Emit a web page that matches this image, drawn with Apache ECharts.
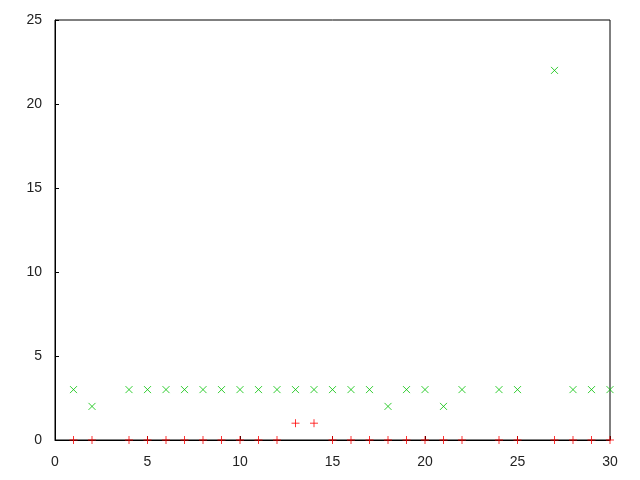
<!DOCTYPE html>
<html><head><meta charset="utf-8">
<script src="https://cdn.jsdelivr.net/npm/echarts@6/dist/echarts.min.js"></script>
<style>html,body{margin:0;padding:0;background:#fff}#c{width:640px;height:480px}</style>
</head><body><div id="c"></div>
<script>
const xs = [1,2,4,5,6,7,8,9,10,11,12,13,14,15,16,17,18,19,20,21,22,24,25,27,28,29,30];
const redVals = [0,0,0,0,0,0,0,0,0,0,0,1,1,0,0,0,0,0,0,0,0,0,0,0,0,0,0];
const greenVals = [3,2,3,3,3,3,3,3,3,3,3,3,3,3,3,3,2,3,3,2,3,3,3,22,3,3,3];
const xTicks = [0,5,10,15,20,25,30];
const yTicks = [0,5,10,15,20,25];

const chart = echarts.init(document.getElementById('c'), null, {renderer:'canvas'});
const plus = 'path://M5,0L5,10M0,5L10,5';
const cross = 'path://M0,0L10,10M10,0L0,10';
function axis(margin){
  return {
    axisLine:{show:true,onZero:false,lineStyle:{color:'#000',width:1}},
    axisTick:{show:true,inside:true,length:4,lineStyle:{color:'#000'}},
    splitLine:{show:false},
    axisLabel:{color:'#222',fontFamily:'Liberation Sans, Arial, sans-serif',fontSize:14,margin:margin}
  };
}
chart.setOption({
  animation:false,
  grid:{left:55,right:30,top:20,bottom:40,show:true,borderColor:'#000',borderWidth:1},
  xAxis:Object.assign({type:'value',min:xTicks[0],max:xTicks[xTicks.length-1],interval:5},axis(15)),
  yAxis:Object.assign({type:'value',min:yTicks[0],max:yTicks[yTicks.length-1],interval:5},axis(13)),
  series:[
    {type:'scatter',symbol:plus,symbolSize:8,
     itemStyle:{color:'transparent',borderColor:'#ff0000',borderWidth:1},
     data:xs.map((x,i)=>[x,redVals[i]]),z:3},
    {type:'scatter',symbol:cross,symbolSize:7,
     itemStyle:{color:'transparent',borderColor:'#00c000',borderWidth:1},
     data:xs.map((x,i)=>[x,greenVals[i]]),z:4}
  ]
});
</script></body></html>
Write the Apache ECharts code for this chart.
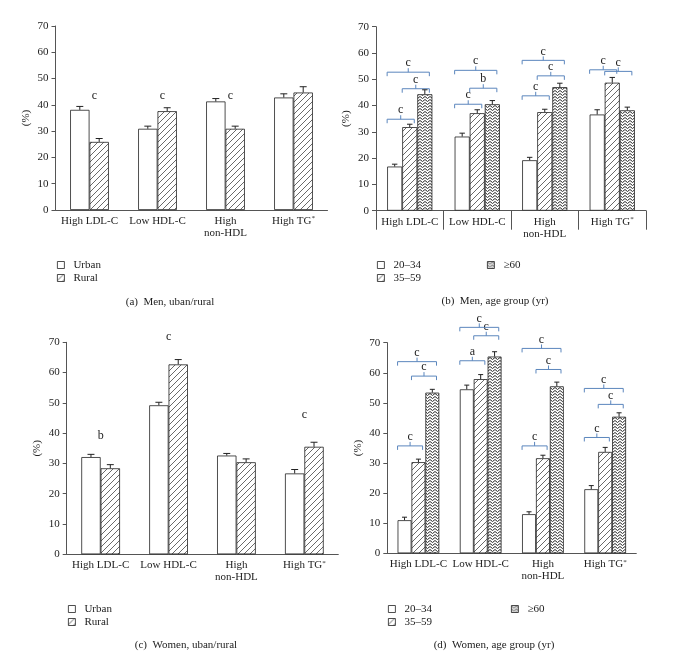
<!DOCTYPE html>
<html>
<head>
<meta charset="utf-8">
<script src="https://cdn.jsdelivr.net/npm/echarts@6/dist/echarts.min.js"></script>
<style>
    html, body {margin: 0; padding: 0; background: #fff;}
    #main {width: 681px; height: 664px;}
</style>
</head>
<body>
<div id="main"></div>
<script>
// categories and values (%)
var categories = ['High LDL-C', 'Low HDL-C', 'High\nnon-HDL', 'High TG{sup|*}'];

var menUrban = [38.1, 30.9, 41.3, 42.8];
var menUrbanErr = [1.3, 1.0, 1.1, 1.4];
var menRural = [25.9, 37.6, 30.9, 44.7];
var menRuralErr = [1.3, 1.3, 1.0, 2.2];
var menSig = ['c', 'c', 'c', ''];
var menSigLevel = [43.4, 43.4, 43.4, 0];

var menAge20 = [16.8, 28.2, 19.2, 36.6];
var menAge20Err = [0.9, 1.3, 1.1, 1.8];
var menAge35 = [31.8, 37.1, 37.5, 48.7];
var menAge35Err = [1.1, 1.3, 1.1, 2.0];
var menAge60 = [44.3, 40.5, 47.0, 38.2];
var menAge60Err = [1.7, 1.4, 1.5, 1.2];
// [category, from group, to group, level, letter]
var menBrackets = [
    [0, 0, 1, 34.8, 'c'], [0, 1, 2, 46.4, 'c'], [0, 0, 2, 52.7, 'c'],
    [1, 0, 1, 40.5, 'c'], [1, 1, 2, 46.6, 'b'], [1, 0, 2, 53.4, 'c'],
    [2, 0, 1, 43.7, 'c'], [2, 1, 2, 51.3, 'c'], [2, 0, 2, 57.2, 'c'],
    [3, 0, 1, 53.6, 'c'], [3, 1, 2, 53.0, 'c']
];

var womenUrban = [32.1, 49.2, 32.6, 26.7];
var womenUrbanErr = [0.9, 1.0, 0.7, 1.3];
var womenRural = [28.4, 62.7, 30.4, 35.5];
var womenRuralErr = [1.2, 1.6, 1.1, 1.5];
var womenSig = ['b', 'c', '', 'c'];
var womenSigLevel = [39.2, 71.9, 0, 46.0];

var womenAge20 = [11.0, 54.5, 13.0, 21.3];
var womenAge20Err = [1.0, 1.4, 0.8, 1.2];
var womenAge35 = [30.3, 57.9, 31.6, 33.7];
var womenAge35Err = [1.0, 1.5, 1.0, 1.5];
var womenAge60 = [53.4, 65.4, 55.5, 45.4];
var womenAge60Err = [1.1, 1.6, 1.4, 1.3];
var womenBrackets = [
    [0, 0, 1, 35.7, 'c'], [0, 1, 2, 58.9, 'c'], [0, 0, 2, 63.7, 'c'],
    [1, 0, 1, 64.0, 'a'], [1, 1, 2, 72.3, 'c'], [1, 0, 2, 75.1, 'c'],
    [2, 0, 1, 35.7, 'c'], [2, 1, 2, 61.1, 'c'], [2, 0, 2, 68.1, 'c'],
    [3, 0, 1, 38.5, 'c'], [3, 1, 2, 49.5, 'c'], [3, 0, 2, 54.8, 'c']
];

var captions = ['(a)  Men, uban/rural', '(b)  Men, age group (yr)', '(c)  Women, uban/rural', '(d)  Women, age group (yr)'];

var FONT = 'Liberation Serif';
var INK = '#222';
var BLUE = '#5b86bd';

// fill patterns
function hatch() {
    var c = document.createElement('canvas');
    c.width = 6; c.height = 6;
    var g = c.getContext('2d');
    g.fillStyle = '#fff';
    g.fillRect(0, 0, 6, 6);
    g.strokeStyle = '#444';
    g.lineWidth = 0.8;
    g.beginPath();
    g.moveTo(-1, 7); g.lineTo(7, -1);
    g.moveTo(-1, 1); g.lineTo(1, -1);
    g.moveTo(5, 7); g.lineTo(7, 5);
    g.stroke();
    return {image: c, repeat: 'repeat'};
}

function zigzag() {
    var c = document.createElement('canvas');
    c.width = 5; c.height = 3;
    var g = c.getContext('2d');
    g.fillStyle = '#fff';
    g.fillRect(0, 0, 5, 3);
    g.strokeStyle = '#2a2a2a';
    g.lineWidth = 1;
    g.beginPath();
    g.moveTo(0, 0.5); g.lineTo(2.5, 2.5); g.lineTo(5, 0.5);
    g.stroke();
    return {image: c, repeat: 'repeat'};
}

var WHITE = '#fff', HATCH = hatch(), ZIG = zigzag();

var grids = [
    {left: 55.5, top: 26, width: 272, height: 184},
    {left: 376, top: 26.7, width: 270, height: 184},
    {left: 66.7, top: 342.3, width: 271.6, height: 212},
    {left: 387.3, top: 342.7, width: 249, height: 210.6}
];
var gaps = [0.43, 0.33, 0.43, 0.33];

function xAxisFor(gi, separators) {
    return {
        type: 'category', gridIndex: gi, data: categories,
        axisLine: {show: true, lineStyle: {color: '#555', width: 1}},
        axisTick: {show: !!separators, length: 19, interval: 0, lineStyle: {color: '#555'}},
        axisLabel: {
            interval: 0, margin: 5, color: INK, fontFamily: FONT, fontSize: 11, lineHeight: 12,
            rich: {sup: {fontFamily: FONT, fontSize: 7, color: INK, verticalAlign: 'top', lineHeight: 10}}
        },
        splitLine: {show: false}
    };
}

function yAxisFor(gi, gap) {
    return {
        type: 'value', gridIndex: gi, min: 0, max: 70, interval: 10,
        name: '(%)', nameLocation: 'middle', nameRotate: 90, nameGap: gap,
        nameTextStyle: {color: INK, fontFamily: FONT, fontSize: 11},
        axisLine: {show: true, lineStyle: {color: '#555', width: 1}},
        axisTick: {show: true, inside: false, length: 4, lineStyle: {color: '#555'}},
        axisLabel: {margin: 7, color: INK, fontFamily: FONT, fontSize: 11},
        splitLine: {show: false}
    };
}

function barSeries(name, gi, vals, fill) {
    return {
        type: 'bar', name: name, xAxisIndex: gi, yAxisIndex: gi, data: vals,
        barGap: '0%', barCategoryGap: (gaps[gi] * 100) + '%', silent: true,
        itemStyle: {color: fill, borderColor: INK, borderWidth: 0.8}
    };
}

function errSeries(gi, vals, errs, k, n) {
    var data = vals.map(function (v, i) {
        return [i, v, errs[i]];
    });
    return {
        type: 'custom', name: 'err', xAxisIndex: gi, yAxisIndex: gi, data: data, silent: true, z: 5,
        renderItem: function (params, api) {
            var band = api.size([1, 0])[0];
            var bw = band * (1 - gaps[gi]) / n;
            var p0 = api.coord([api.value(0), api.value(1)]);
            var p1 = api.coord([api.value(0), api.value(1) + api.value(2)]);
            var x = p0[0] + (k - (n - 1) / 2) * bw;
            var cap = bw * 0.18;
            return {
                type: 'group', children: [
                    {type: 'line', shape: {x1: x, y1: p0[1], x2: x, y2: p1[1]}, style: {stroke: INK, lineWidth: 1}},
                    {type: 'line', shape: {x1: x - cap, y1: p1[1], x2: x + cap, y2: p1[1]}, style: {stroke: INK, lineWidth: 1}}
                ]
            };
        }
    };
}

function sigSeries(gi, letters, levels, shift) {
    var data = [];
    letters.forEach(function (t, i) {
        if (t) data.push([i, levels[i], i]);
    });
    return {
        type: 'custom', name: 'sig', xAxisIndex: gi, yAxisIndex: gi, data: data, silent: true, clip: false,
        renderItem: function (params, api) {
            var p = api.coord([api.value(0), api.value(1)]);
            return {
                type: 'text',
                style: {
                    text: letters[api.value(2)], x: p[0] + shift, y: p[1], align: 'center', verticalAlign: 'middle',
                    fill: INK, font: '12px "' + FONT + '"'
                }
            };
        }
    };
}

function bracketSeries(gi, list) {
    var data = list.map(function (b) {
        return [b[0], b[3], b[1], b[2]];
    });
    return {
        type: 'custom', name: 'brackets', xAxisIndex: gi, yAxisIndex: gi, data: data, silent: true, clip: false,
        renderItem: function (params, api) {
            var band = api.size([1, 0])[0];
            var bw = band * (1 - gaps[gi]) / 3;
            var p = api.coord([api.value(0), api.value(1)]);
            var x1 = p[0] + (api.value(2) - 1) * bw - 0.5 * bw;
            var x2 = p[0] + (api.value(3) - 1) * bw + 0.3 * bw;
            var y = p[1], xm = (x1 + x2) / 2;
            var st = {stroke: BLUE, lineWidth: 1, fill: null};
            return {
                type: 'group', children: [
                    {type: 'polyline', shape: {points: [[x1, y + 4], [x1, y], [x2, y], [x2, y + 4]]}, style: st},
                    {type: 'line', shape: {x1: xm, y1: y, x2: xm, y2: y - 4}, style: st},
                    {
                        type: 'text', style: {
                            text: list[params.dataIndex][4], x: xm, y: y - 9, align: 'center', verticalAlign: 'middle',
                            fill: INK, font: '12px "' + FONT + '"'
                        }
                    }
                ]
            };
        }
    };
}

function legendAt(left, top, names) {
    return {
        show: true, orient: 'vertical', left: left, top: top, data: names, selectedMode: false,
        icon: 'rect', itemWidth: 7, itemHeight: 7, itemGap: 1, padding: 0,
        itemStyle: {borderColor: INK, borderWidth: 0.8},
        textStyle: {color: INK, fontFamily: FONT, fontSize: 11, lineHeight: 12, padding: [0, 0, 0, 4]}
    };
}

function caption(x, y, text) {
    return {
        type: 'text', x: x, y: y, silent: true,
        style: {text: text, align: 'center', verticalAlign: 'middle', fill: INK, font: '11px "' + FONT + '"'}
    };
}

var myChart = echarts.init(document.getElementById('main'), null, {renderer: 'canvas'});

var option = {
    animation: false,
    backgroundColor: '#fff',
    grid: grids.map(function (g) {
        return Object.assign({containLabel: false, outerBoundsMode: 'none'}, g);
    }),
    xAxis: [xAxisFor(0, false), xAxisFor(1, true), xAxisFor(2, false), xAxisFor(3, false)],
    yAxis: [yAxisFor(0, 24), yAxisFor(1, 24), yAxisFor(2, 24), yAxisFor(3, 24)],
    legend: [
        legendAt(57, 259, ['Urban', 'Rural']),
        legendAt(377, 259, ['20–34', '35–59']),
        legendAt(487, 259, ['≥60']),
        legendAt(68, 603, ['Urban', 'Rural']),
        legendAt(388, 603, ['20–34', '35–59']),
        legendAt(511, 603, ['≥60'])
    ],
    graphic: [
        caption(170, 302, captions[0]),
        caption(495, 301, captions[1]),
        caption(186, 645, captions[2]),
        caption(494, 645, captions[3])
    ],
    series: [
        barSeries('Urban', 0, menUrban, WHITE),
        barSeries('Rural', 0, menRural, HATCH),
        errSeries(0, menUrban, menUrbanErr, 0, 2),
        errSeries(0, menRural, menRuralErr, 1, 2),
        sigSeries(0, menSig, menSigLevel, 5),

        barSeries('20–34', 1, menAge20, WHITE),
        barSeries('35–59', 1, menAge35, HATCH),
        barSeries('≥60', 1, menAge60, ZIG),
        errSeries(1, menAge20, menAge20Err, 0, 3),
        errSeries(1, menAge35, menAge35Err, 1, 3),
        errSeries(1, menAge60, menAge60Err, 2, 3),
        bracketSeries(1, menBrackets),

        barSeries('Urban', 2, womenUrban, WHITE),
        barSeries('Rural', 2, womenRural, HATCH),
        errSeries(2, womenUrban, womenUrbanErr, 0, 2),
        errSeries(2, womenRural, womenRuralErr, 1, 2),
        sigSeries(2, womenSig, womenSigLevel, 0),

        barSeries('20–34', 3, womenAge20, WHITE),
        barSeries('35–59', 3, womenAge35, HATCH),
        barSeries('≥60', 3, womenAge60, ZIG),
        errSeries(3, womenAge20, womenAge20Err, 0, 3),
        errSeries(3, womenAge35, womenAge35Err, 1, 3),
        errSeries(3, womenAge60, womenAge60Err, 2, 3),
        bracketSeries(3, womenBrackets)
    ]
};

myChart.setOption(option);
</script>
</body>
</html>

* Requirements *
From the line containing "Write the Apache ECharts code for this chart." through the line containing "var menSigLevel = [43.4, 43.4, 43.4, 0];", copy every line above exactly, without pictures.

* Full response *
Write the Apache ECharts code for this chart.
<!DOCTYPE html>
<html>
<head>
<meta charset="utf-8">
<script src="https://cdn.jsdelivr.net/npm/echarts@6/dist/echarts.min.js"></script>
<style>
    html, body {margin: 0; padding: 0; background: #fff;}
    #main {width: 681px; height: 664px;}
</style>
</head>
<body>
<div id="main"></div>
<script>
// categories and values (%)
var categories = ['High LDL-C', 'Low HDL-C', 'High\nnon-HDL', 'High TG{sup|*}'];

var menUrban = [38.1, 30.9, 41.3, 42.8];
var menUrbanErr = [1.3, 1.0, 1.1, 1.4];
var menRural = [25.9, 37.6, 30.9, 44.7];
var menRuralErr = [1.3, 1.3, 1.0, 2.2];
var menSig = ['c', 'c', 'c', ''];
var menSigLevel = [43.4, 43.4, 43.4, 0];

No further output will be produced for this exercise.